If you want windows 11, the most trouble free way to get it after formal release is going to be a new machine.
**In few days I'm expecting a new mini celron J4125, it's OK for win11 but my year old J3455 isn't.
So I might give it a spin to put 11 on it (once I image it's current 10 20H1)
This looks very simple: https://www.youtube.com/watch?v=3r54sWEQhG8
All rather interesting, and at least worth a try. I am furious that my 4K i7 7th generation is excluded... so will certainly try some of this when it gets to a final release version.
Ken Berry wrote: ↑Tue Sep 07, 2021 10:52 am
All rather interesting, and at least worth a try. I am furious that my 4K i7 7th generation is excluded... so will certainly try some of this when it gets to a final release version.
Final release might be too late as MS could shut tight such loop holes by then.
From the tenor of the YT vids, bypassing secure boot and - at the moment, other things - involves being a developer/registering as such. And in that form, new versions are complete replacements, not updates even tho delivered via the update channel.
Ken Berry wrote: ↑Tue Sep 07, 2021 7:40 pm
So do we install the trial version now and have it roll over automatically to the final version when that comes out...?
If to begin with we install it on un supported CPU/system, then why to bother if it's final or not.
On top of the to do list is to block any updates for few months.
MS have been pushing secure boot for some time now: bulletins on it date back to when win7 was the main release. There are standards involved, such as UEFI, and then the time needed to get complying hardware well distributed in the user population. That distribution happens slowly now, when the hardware is updated rather than - early in windows life - when a new version had gee-whizz extra features everyone wanted so they updated straight away. And that update almost never involved replacing the hardware, unless there was a specific speed advantage (one such in my personal experience was the change from 16bit to32bit x86, together with a clock speed doubling; about 1987. The result was a 10-fold improvement in execution time of software apps, and from that time onwards the dev community stampeded to the newer hardware. And that kept happening as new generations of chips and faster clock speeds arrived).
So I think that MS has decided that now is the time to push the software/hardware uptake of secure boot on PC's. Various someones (note that MS hasn't done this, some enterprising coders did) may have by-passed it for a while on dev releases, but secure boot as such is an established combo now - and I would think that MS' main concern at the moment is de-bugging the OS code, rather than how it starts.
You will notice that there has been no backtrack on hardware in any of MS press releases dealing with the public release of win11 - processors particularly. And secure boot is simply a specific software way of using that hardware at start time.
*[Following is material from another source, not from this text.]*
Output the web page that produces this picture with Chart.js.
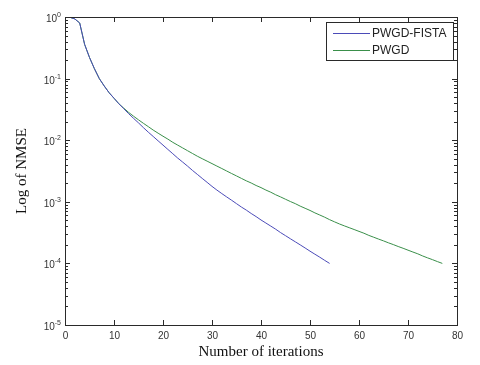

Aren't we just flogging a dead horse here, even though our computers comply in all respects with Win 11 requirements, unless we have a compatible 64 bit processor, upgrading will not be possible
RobertOZ wrote:
Aren't we just flogging a dead horse here
Pretty much, especially since several on this forum were posting about how they continue to use Windows 7 despite it being at EOL. Hence the concern about running Windows 11 seems strange.
RobertOZ wrote:
Aren't we just flogging a dead horse here
Pretty much, especially since several on this forum were posting about how they continue to use Windows 7 despite it being at EOL. Hence the concern about running Windows 11 seems strange.